Task directions: Look through the data below. Pick out the lines holding the string "chart".

Source excerpt:
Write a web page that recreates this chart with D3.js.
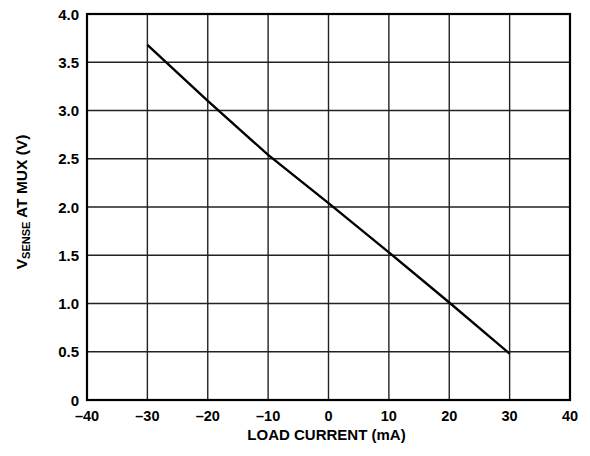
<!DOCTYPE html>
<html>
<head>
<meta charset="utf-8">
<script src="https://cdn.jsdelivr.net/npm/d3@7"></script>
<style>
  body { margin: 0; background: #fff; }
  text { font-family: "Liberation Sans", Arial, sans-serif; font-weight: bold; fill: #000; }
</style>
</head>
<body>
<svg id="chart" width="590" height="456"></svg>
<script>
// values
const loadCurrent = [-30, -20, -10, 0, 10, 20, 30];
const vSense = [3.68, 3.10, 2.54, 2.04, 1.53, 1.01, 0.48];
const xTicks = [-40, -30, -20, -10, 0, 10, 20, 30, 40];
const yTicks = [0, 0.5, 1.0, 1.5, 2.0, 2.5, 3.0, 3.5, 4.0];

const svg = d3.select("#chart");
const margin = {top: 14, right: 20, bottom: 56, left: 87};
const width = +svg.attr("width");
const height = +svg.attr("height");

const x = d3.scaleLinear()
  .domain([-40, 40])
  .range([margin.left, width - margin.right]);

const y = d3.scaleLinear()
  .domain([0, 4])
  .range([height - margin.bottom, margin.top]);

// grid
svg.append("g")
  .selectAll("line")
  .data(xTicks)
  .join("line")
  .attr("x1", d => x(d)).attr("x2", d => x(d))
  .attr("y1", y(0)).attr("y2", y(4))
  .attr("stroke", "#222")
  .attr("stroke-width", 1.4);

svg.append("g")
  .selectAll("line")
  .data(yTicks)
  .join("line")
  .attr("x1", x(-40)).attr("x2", x(40))
  .attr("y1", d => y(d)).attr("y2", d => y(d))
  .attr("stroke", "#222")
  .attr("stroke-width", 1.4);

// frame
svg.append("rect")
  .attr("x", x(-40)).attr("y", y(4))
  .attr("width", x(40) - x(-40))
  .attr("height", y(0) - y(4))
  .attr("fill", "none")
  .attr("stroke", "#000")
  .attr("stroke-width", 2.2);

// X-axis labels
svg.append("g")
  .selectAll("text")
  .data(xTicks)
  .join("text")
  .attr("x", d => x(d))
  .attr("y", y(0) + 21)
  .attr("text-anchor", "middle")
  .style("font-size", "14.5px")
  .text(d => d < 0 ? "\u2013" + Math.abs(d) : d);

// Y-axis labels
svg.append("g")
  .selectAll("text")
  .data(yTicks)
  .join("text")
  .attr("x", x(-40) - 8)
  .attr("y", d => y(d) + 5.5)
  .attr("text-anchor", "end")
  .style("font-size", "15px")
  .text(d => d === 0 ? "0" : d3.format(".1f")(d));

// curve
const line = d3.line()
  .x((d, i) => x(loadCurrent[i]))
  .y(d => y(d));

svg.append("path")
  .datum(vSense)
  .attr("d", line)
  .attr("fill", "none")
  .attr("stroke", "#000")
  .attr("stroke-width", 2.4);

// axis titles
svg.append("text")
  .attr("x", (x(-40) + x(40)) / 2 - 2)
  .attr("y", height - 16)
  .attr("text-anchor", "middle")
  .style("font-size", "15px")
  .text("LOAD CURRENT (mA)");

const yTitle = svg.append("text")
  .attr("transform", `translate(27, 202) rotate(-90)`)
  .attr("text-anchor", "middle")
  .style("font-size", "15.5px");
yTitle.append("tspan").text("V");
yTitle.append("tspan").attr("dy", 2.5).style("font-size", "11px").text("SENSE");
yTitle.append("tspan").attr("dy", -2.5).text(" AT MUX (V)");
</script>
</body>
</html>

Final result:
Write a web page that recreates this chart with D3.js.
<svg id="chart" width="590" height="456"></svg>
const svg = d3.select("#chart");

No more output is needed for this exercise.